The GLD ETF Will Shine as China Play Dims

Advertisement

The Chinese stock market is in a state of heavy turbulence. In less than a month, the Shanghai stock index plunged a brutal 20% from its recent peak. The market is overwhelmed with a stampede of sellers running as if from the bulls of Pamplona.

But China’s misfortune may soon lead gold by the nose to a change in its future.

Chinese Stocks vs. Gold Prices

In the past, one of the key drivers of gold prices had been the humongous appetite of Chinese investors. Their collective intent is, and has been, to buy physical gold as a way to protect their respective wealth from inflation.
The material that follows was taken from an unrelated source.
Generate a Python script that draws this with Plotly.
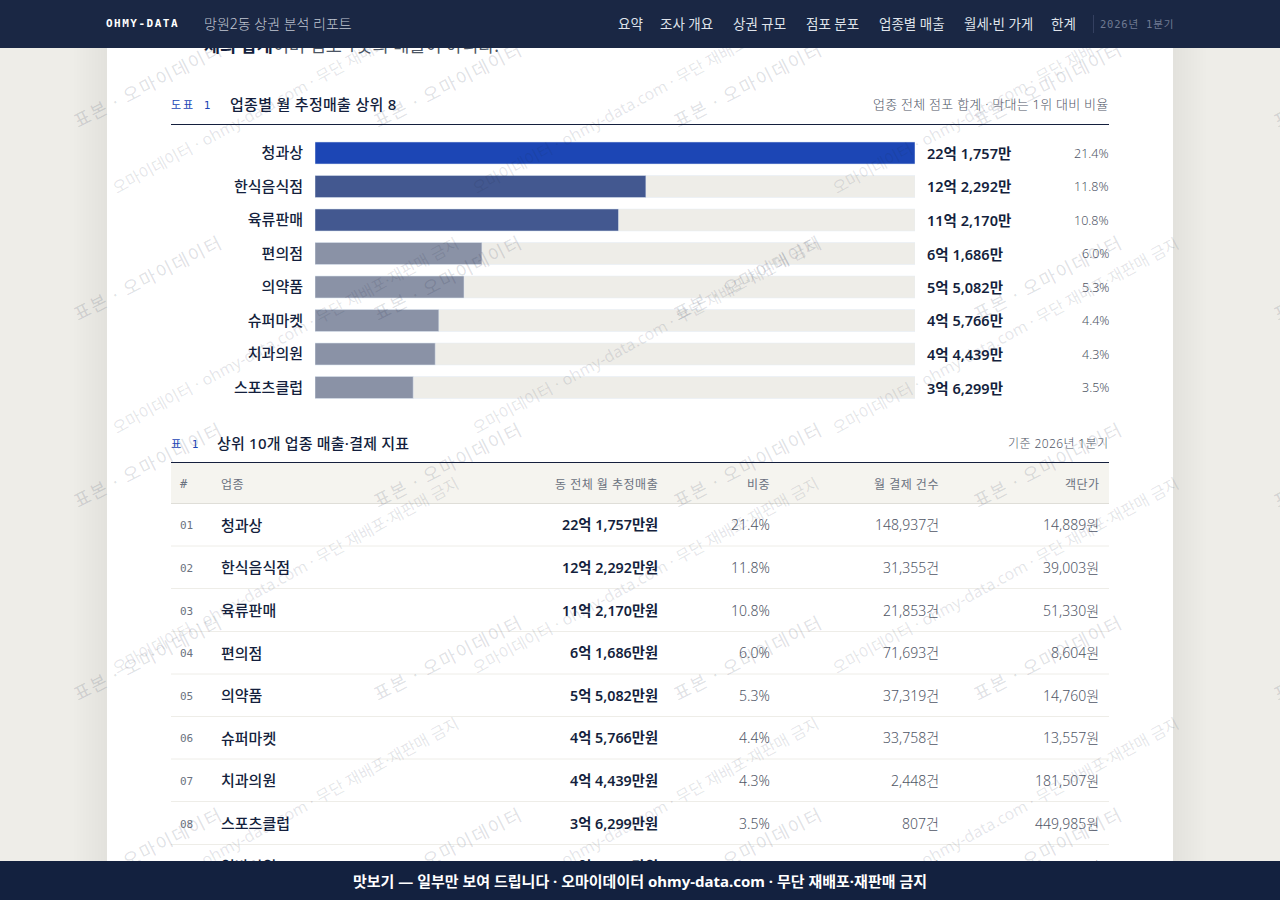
import plotly.graph_objects as go

categories = ["청과상", "한식음식점", "육류판매", "편의점", "의약품", "슈퍼마켓", "치과의원", "스포츠클럽", "일반의원"]
sales_man = [221757, 122292, 112170, 61686, 55082, 45766, 44439, 36299, 33000]
shares = [21.4, 11.8, 10.8, 6.0, 5.3, 4.4, 4.3, 3.5, 3.2]
payments = [148937, 31355, 21853, 71693, 37319, 33758, 2448, 807, 9000]
tickets = [14889, 39003, 51330, 8604, 14760, 13557, 181507, 449985, 37000]
bar_colors = ["#1c46b5", "#435890", "#435890", "#8a92a6", "#8a92a6", "#8a92a6", "#8a92a6", "#8a92a6"]
nav_items = ["요약", "조사 개요", "상권 규모", "점포 분포", "업종별 매출", "월세·빈 가게", "한계"]
nav_x = [618, 660, 733, 806, 879, 964, 1051]
table_header = ["#", "업종", "동 전체 월 추정매출", "비중", "월 결제 건수", "객단가"]

W, H = 1280, 900
NAVY = "#141f3d"
GRAY = "#6b7280"
GRAY_LIGHT = "#4f5666"  # thin text needs a darker colour to read the same
SANS = "Noto Sans, Noto Sans CJK KR, sans-serif"
MONO = "DejaVu Sans Mono, Noto Sans CJK KR, monospace"


def px(x):
    return x / W


def py(y):
    return 1 - y / H


def money(v):
    return f"{v // 10000}억 {v % 10000:,}만"


def spaced(text, s):
    return f"<span style='letter-spacing:{s}px'>{text}</span>"


notes = []


def label(x, y, text, size=14, color=NAVY, anchor="left", family=SANS, weight=None, angle=0):
    notes.append(dict(xref="paper", yref="paper", x=px(x), y=py(y), text=text, showarrow=False,
                      xanchor=anchor, yanchor="middle", textangle=angle, borderpad=0, borderwidth=0,
                      font=dict(family=family, size=size, color=color, weight=weight)))


def band(x0, x1, y0, y1, color, text="\u00a0", size=15):
    # annotations sit above everything, so the bars that cover the watermark have to be annotations too
    notes.append(dict(xref="paper", yref="paper", x=px(x0), y=py(y0), xanchor="left", yanchor="top",
                      width=x1 - x0, height=y1 - y0, bgcolor=color, text=text, showarrow=False,
                      align="center", valign="middle", borderpad=0, borderwidth=0,
                      font=dict(family=SANS, size=size, color="#ffffff", weight=700)))


fig = go.Figure()
top = categories[:8]
fig.add_trace(go.Bar(y=top, x=[max(sales_man)] * 8, orientation="h", marker=dict(color="#eeede8"), hoverinfo="skip"))
fig.add_trace(go.Bar(y=top, x=sales_man[:8], orientation="h", marker=dict(color=bar_colors)))

shapes = []
# card shadow
for i in range(12):
    shapes.append(dict(type="rect", xref="paper", yref="paper", layer="below", x0=px(107 - 3 * i), x1=px(1173 + 3 * i),
                       y0=0, y1=1, line_width=0, fillcolor="rgba(40,40,30,0.005)"))
shapes.append(dict(type="rect", xref="paper", yref="paper", layer="below", x0=px(107), x1=px(1173), y0=0, y1=1,
                   line_width=0, fillcolor="#ffffff"))


def rule(y, color, width=1):
    shapes.append(dict(type="line", xref="paper", yref="paper", layer="below", x0=px(171), x1=px(1109),
                       y0=py(y), y1=py(y), line=dict(color=color, width=width)))


shapes.append(dict(type="rect", xref="paper", yref="paper", layer="below", x0=px(171), x1=px(1109), y0=py(503),
                   y1=py(463), line_width=0, fillcolor="#f5f4ef"))
rule(124.5, NAVY)
rule(462.5, NAVY)
rule(503.5, "#dfded8")
row_y = [524.5, 567, 610, 652.5, 695, 737.5, 780, 823, 866]
for y in row_y[:8]:
    rule(y + 21.5, "#eeede8")

# intro sentence, cut off by the nav bar
label(204, 45, "<b>체의 합계</b><span style='color:#4b5563'>이며 점포 1곳의 매출이 아니다.</span>", size=17.5)

# chart heading and value labels
label(171, 105, spaced("도표 1", 2), size=11, color="#1c46b5", family=MONO)
label(230, 104, spaced("업종별 월 추정매출 상위 8", 0.3), size=15, weight=500)
label(1109, 104, spaced("업종 전체 점포 합계 · 막대는 1위 대비 비율", 0.25), size=13, color=GRAY_LIGHT, anchor="right", weight=300)
for i in range(8):
    y = 153 + 33.5 * i
    label(927, y, money(sales_man[i]), size=14.5, weight=600)
    label(1109, y, f"{shares[i]:.1f}%", size=12.5, color=GRAY_LIGHT, anchor="right", weight=300)

# table
label(171, 444, spaced("표 1", 2), size=11, color="#1c46b5", family=MONO)
label(217, 443, spaced("상위 10개 업종 매출·결제 지표", 0.2), size=15, weight=500)
label(1109, 443, spaced("기준 2026년 1분기", 0.4), size=12, color=GRAY_LIGHT, anchor="right", weight=300)
col_x = [180, 221, 658, 770, 939, 1099]
header_x = [180, 221, 658, 770, 939, 1100]
for j, name in enumerate(table_header):
    label(header_x[j], 484, spaced(name, 0.5), size=12, color=GRAY, anchor="left" if j < 2 else "right",
          family=MONO if j == 0 else SANS)
for i, y in enumerate(row_y):
    label(col_x[0], y + 1, f"{i + 1:02d}", size=11, color=GRAY, family=MONO)
    label(col_x[1], y, categories[i], size=15, weight=500)
    label(col_x[2], y, money(sales_man[i]) + "원", size=14.3, weight=600, anchor="right")
    label(col_x[3], y, f"{shares[i]:.1f}%", size=14, color=GRAY_LIGHT, anchor="right", weight=300)
    label(col_x[4], y, f"{payments[i]:,}건", size=14, color=GRAY_LIGHT, anchor="right", weight=300)
    label(col_x[5], y, f"{tickets[i]:,}원", size=14, color=GRAY_LIGHT, anchor="right", weight=300)

# watermarks
wm_big = spaced("표본 · 오마이데이터", 1.6)
wm_small = "오마이데이터 · ohmy-data.com · 무단 재배포·재판매 금지"
for cy in [85, 278, 465, 658, 850]:
    for cx in [147.5, 447.5, 747.5, 1047.5, 1347.5]:
        label(cx, cy, wm_big, size=18, color="rgba(26,39,68,0.15)", anchor="center", angle=-27)
for cy in [96, 336, 576, 816]:
    for cx in [285, 645, 1005]:
        label(cx, cy, wm_small, size=16, color="rgba(26,39,68,0.12)", anchor="center", angle=-28.6)

# nav and footer last so they cover the watermark
band(0, W, 0, 48, "#1a2744")
band(0, W, 861, 900, "#13213f", "맛보기 — 일부만 보여 드립니다 · 오마이데이터 ohmy-data.com · 무단 재배포·재판매 금지")
band(1093, 1094, 15, 33, "#344060", size=1)
label(106, 24, spaced("OHMY-DATA", 1.5), size=11, color="#ffffff", family=MONO, weight=700)
label(204, 24, "망원2동 상권 분석 리포트", size=14, color="#c0c6d2", weight=300)
for name, x in zip(nav_items, nav_x):
    label(x, 24, name, size=13.5, color="#dfe3ea")
label(1100, 24, spaced("2026년 1분기", 0.8), size=10.5, color="#6f7a92", family=MONO)

fig.update_layout(
    width=W, height=H, margin=dict(l=0, r=0, t=0, b=0), paper_bgcolor="#eeede8", plot_bgcolor="rgba(0,0,0,0)",
    barmode="overlay", bargap=0.343, showlegend=False, shapes=shapes, annotations=notes,
    xaxis=dict(domain=[px(315), px(915)], range=[0, max(sales_man)], visible=False),
    yaxis=dict(domain=[py(404.25), py(136.25)], autorange="reversed", showgrid=False, zeroline=False, showline=False,
               ticks="", ticklabelstandoff=11, tickfont=dict(family=SANS, size=15, color=NAVY, weight=500)),
)
fig.write_html("out.html", config=dict(displayModeBar=False),
               post_script="document.body.style.margin='0';document.body.style.overflow='hidden';")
However, according to the World Gold Council, the Shanghai stock market’s spectacular rally resulted in a diversification away from gold. Instead, Chinese investors poured into stocks. In the end, Chinese stocks vastly outperformed all other asset classes. At the same time, stocks outpaced China’s diminishing inflation rate.

GLD ETF
Click to Enlarge
Source: World Gold Council

Now, though, the stage is being set for a possible turnaround. Chinese investors who had flipped out of gold may have gotten burned in the latest stock collapse. With fears growing that the Yuan could depreciate, those investors could be pushed back into the precious metal. In that case, they could pile in while gold is still relatively cheap to buy.

This could effectively ignite the same herd mentality, but in the other direction. Fearful Chinese investors will pour back into gold to protect their wealth. As the price goes higher, the pressure to buy more will increase. This rather interesting correlation is seen clearly in the chart below (courtesy of the World Gold Council).

Dusting Off Strategy on GLD ETF

GoldDemand2
Click to Enlarge
For a while, being bearish on gold prices and, subsequently, on the SPDR Gold Shares (GLD) had been one of the hottest trends in the commodities space. But this trend, especially when it comes to gold ETF, is on the verge of a reversal.

The case for buying GLD (based on the return of a flood of Chinese buyers) is already building up. On the ground, the market has already begun to take some serious interest in gold ETFs, such as the GLD and its ilk.

  • Data from the World Gold Council on the demand for gold ETFs shows an important turnaround. Inflows to gold ETFs (in tons of gold) turned positive for the first time in Q1 of this year, after many quarters of outflows.
  • Since November 2014, the GLD ETF has been holding at support levels above 111, signaling a lack of sellers. This an important indicator sending the clear message that the bearish cycle for GLD has ended.

Consider the foregoing, i.e., the lack of sellers and the sound rationale for buyers to return in droves. That is the makings of a strong case for GLD to move higher and, ultimately, return to the glitter. Expect to see that allure continue, especially as the appeal of the Chinese stock market wears off.

As of this writing, Lior Alkalay held a long position on GLD.